[Work to do]:
Transcribe the full listing exactly, and drop every picture.

[Material provided]:
** BEGIN **
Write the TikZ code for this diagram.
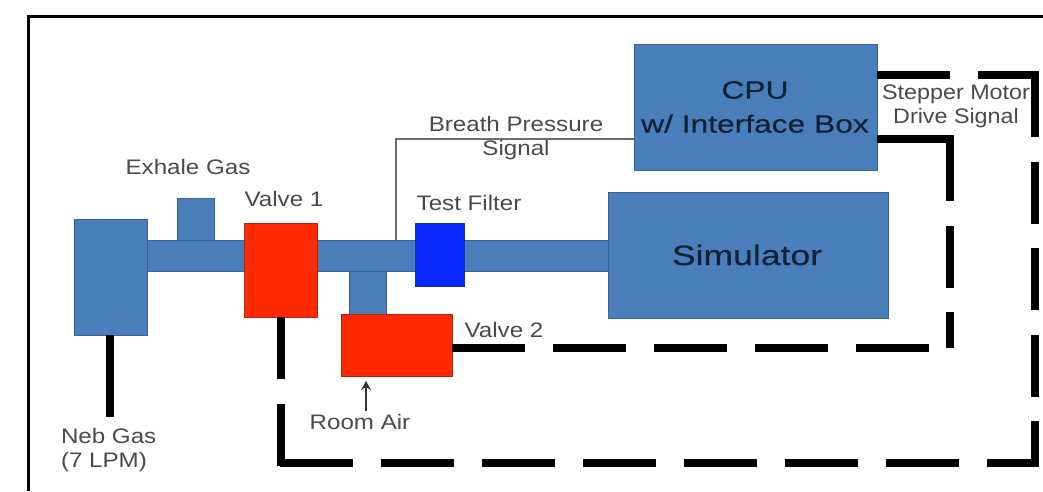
\documentclass[tikz,border=0pt]{standalone}
\usepackage{fontspec}
\setmainfont{Liberation Sans}
\newfontfamily\labfont[FakeStretch=1.15]{Liberation Sans}
\newfontfamily\stepfont[FakeStretch=1.11]{Liberation Sans}
\newfontfamily\bigfont[FakeStretch=1.27,FakeBold=0.3]{Liberation Sans}
\usetikzlibrary{arrows.meta}
\definecolor{pipeblue}{HTML}{4A7EBB}
\definecolor{pipeedge}{HTML}{3A6496}
\definecolor{valvered}{HTML}{FF2A00}
\definecolor{valveedge}{HTML}{A82A10}
\definecolor{filterblue}{HTML}{0A28FF}
\definecolor{filteredge}{HTML}{1A2F9A}
\definecolor{labelgray}{HTML}{4A4A4A}
\definecolor{boxtext}{HTML}{0F2238}
\tikzset{
  blk/.style={rectangle,inner sep=0pt,outer sep=0pt,line width=1pt},
  bluebox/.style={blk,draw=pipeedge,fill=pipeblue},
  redbox/.style={blk,draw=valveedge,fill=valvered},
  filterbox/.style={blk,draw=filteredge,fill=filterblue},
  sigline/.style={line width=8pt,draw=black},
  hdash/.style={sigline,dash pattern=on 73pt off 28pt},
  vdash/.style={sigline,dash pattern=on 62pt off 24.6pt},
  lab/.style={inner sep=0pt,outer sep=0pt,text=labelgray,font=\labfont\fontsize{21}{24}\selectfont,align=center},
  steplab/.style={lab,font=\stepfont\fontsize{21}{24}\selectfont},
  biglab/.style={inner sep=0pt,outer sep=0pt,text=boxtext,font=\bigfont\fontsize{25}{34}\selectfont,align=center},
}
\begin{document}
\begin{tikzpicture}[x=1pt,y=-1pt]
\useasboundingbox (0,0) rectangle (1043,491);
\fill[white] (0,0) rectangle (1043,491);
\coordinate (frameA) at (28,491);
\coordinate (frameB) at (28,16);
\coordinate (frameC) at (1043,16);
\draw[line width=3pt] (frameA) -- (frameB) -- (frameC);
% coordinates for free ends
\coordinate (bpPipe) at (396,240);
\coordinate (bpCpu) at (634,139);
\coordinate (nebEnd) at (110,417);
\coordinate (airTail) at (366,411);
\coordinate (airTip) at (366,381);
\coordinate (v1Down) at (281,317);
\coordinate (c1) at (281,463);
\coordinate (c2) at (1035,463);
\coordinate (c3) at (1035,75);
\coordinate (cpuTop) at (877,75);
\coordinate (cpuLow) at (877,139);
\coordinate (c4) at (950,139);
\coordinate (c5) at (950,348);
\coordinate (v2Out) at (452,348);
% breath pressure line
\draw[line width=1.6pt,draw=gray!85!black] (bpPipe) |- (bpCpu);
% pipes
\node[bluebox,minimum width=97pt,minimum height=31pt] (pipeA) at (195.5,255.5) {};
\node[bluebox,minimum width=98pt,minimum height=31pt] (pipeB) at (366,255.5) {};
\node[bluebox,minimum width=145pt,minimum height=31pt] (pipeC) at (536.5,255.5) {};
\node[bluebox,minimum width=37pt,minimum height=42pt] (exhale) at (195.5,219) {};
\node[bluebox,minimum width=37pt,minimum height=43pt] (stub) at (367.5,292.5) {};
% boxes
\node[bluebox,minimum width=73pt,minimum height=116pt] (neb) at (110.5,277) {};
\node[redbox,minimum width=73pt,minimum height=94pt] (valveA) at (280.5,270) {};
\node[redbox,minimum width=111pt,minimum height=62pt] (valveB) at (396.5,345) {};
\node[filterbox,minimum width=49pt,minimum height=63pt] (filter) at (439.5,254.5) {};
\node[bluebox,minimum width=280pt,minimum height=126pt] (sim) at (748,255) {};
\node[bluebox,minimum width=243pt,minimum height=126pt] (cpu) at (755.5,107) {};
% black signal lines
\draw[sigline] (neb.south -| nebEnd) -- (nebEnd);
\draw[vdash] (v1Down) -- ([yshift=-4pt]c1);
\draw[hdash] (c1) ++(-1,0) -- ([xshift=4pt]c2);
\draw[vdash] (c3) -- ([yshift=-4pt]c2);
\draw[hdash] (cpuTop) -- ([xshift=4pt]c3);
\draw[sigline] (cpuLow) -- ([xshift=4pt]c4);
\draw[vdash] (c4) -- (c5);
\draw[hdash] (v2Out) -- (c5);
% arrow
\draw[line width=1.6pt,draw=black!80,-{Stealth[length=9pt,width=10pt]}] (airTail) -- (airTip);
% labels
\node[biglab] (cpuText) at (755,107) {CPU\\w/ Interface Box};
\node[biglab,font=\bigfont\fontsize{28}{34}\selectfont] (simText) at (747,255) {Simulator};
\node[lab] (exhaleText) at (188,167) {Exhale Gas};
\node[lab] (valveAText) at (284,199) {Valve 1};
\node[lab] (filterText) at (469,203) {Test Filter};
\node[lab] (valveBText) at (504,330) {Valve 2};
\node[lab] (breathText) at (516,138) {Breath Pressure\\Signal};
\node[lab,align=left,anchor=west] (gasText) at (61,450) {Neb Gas\\(7 LPM)};
\node[lab] (roomText) at (360,422) {Room Air};
\node[steplab] (stepText) at (956,106) {Stepper Motor\\Drive Signal};
\end{tikzpicture}
\end{document}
** END **
[Correct response]:
Write the TikZ code for this diagram.
\documentclass[tikz,border=0pt]{standalone}
\usepackage{fontspec}
\setmainfont{Liberation Sans}
\newfontfamily\labfont[FakeStretch=1.15]{Liberation Sans}
\newfontfamily\stepfont[FakeStretch=1.11]{Liberation Sans}
\newfontfamily\bigfont[FakeStretch=1.27,FakeBold=0.3]{Liberation Sans}
\usetikzlibrary{arrows.meta}
\definecolor{pipeblue}{HTML}{4A7EBB}
\definecolor{pipeedge}{HTML}{3A6496}
\definecolor{valvered}{HTML}{FF2A00}
\definecolor{valveedge}{HTML}{A82A10}
\definecolor{filterblue}{HTML}{0A28FF}
\definecolor{filteredge}{HTML}{1A2F9A}
\definecolor{labelgray}{HTML}{4A4A4A}
\definecolor{boxtext}{HTML}{0F2238}
\tikzset{
  blk/.style={rectangle,inner sep=0pt,outer sep=0pt,line width=1pt},
  bluebox/.style={blk,draw=pipeedge,fill=pipeblue},
  redbox/.style={blk,draw=valveedge,fill=valvered},
  filterbox/.style={blk,draw=filteredge,fill=filterblue},
  sigline/.style={line width=8pt,draw=black},
  hdash/.style={sigline,dash pattern=on 73pt off 28pt},
  vdash/.style={sigline,dash pattern=on 62pt off 24.6pt},
  lab/.style={inner sep=0pt,outer sep=0pt,text=labelgray,font=\labfont\fontsize{21}{24}\selectfont,align=center},
  steplab/.style={lab,font=\stepfont\fontsize{21}{24}\selectfont},
  biglab/.style={inner sep=0pt,outer sep=0pt,text=boxtext,font=\bigfont\fontsize{25}{34}\selectfont,align=center},
}
\begin{document}
\begin{tikzpicture}[x=1pt,y=-1pt]
\useasboundingbox (0,0) rectangle (1043,491);
\fill[white] (0,0) rectangle (1043,491);
\coordinate (frameA) at (28,491);
\coordinate (frameB) at (28,16);
\coordinate (frameC) at (1043,16);
\draw[line width=3pt] (frameA) -- (frameB) -- (frameC);
% coordinates for free ends
\coordinate (bpPipe) at (396,240);
\coordinate (bpCpu) at (634,139);
\coordinate (nebEnd) at (110,417);
\coordinate (airTail) at (366,411);
\coordinate (airTip) at (366,381);
\coordinate (v1Down) at (281,317);
\coordinate (c1) at (281,463);
\coordinate (c2) at (1035,463);
\coordinate (c3) at (1035,75);
\coordinate (cpuTop) at (877,75);
\coordinate (cpuLow) at (877,139);
\coordinate (c4) at (950,139);
\coordinate (c5) at (950,348);
\coordinate (v2Out) at (452,348);
% breath pressure line
\draw[line width=1.6pt,draw=gray!85!black] (bpPipe) |- (bpCpu);
% pipes
\node[bluebox,minimum width=97pt,minimum height=31pt] (pipeA) at (195.5,255.5) {};
\node[bluebox,minimum width=98pt,minimum height=31pt] (pipeB) at (366,255.5) {};
\node[bluebox,minimum width=145pt,minimum height=31pt] (pipeC) at (536.5,255.5) {};
\node[bluebox,minimum width=37pt,minimum height=42pt] (exhale) at (195.5,219) {};
\node[bluebox,minimum width=37pt,minimum height=43pt] (stub) at (367.5,292.5) {};
% boxes
\node[bluebox,minimum width=73pt,minimum height=116pt] (neb) at (110.5,277) {};
\node[redbox,minimum width=73pt,minimum height=94pt] (valveA) at (280.5,270) {};
\node[redbox,minimum width=111pt,minimum height=62pt] (valveB) at (396.5,345) {};
\node[filterbox,minimum width=49pt,minimum height=63pt] (filter) at (439.5,254.5) {};
\node[bluebox,minimum width=280pt,minimum height=126pt] (sim) at (748,255) {};
\node[bluebox,minimum width=243pt,minimum height=126pt] (cpu) at (755.5,107) {};
% black signal lines
\draw[sigline] (neb.south -| nebEnd) -- (nebEnd);
\draw[vdash] (v1Down) -- ([yshift=-4pt]c1);
\draw[hdash] (c1) ++(-1,0) -- ([xshift=4pt]c2);
\draw[vdash] (c3) -- ([yshift=-4pt]c2);
\draw[hdash] (cpuTop) -- ([xshift=4pt]c3);
\draw[sigline] (cpuLow) -- ([xshift=4pt]c4);
\draw[vdash] (c4) -- (c5);
\draw[hdash] (v2Out) -- (c5);
% arrow
\draw[line width=1.6pt,draw=black!80,-{Stealth[length=9pt,width=10pt]}] (airTail) -- (airTip);
% labels
\node[biglab] (cpuText) at (755,107) {CPU\\w/ Interface Box};
\node[biglab,font=\bigfont\fontsize{28}{34}\selectfont] (simText) at (747,255) {Simulator};
\node[lab] (exhaleText) at (188,167) {Exhale Gas};
\node[lab] (valveAText) at (284,199) {Valve 1};
\node[lab] (filterText) at (469,203) {Test Filter};
\node[lab] (valveBText) at (504,330) {Valve 2};
\node[lab] (breathText) at (516,138) {Breath Pressure\\Signal};
\node[lab,align=left,anchor=west] (gasText) at (61,450) {Neb Gas\\(7 LPM)};
\node[lab] (roomText) at (360,422) {Room Air};
\node[steplab] (stepText) at (956,106) {Stepper Motor\\Drive Signal};
\end{tikzpicture}
\end{document}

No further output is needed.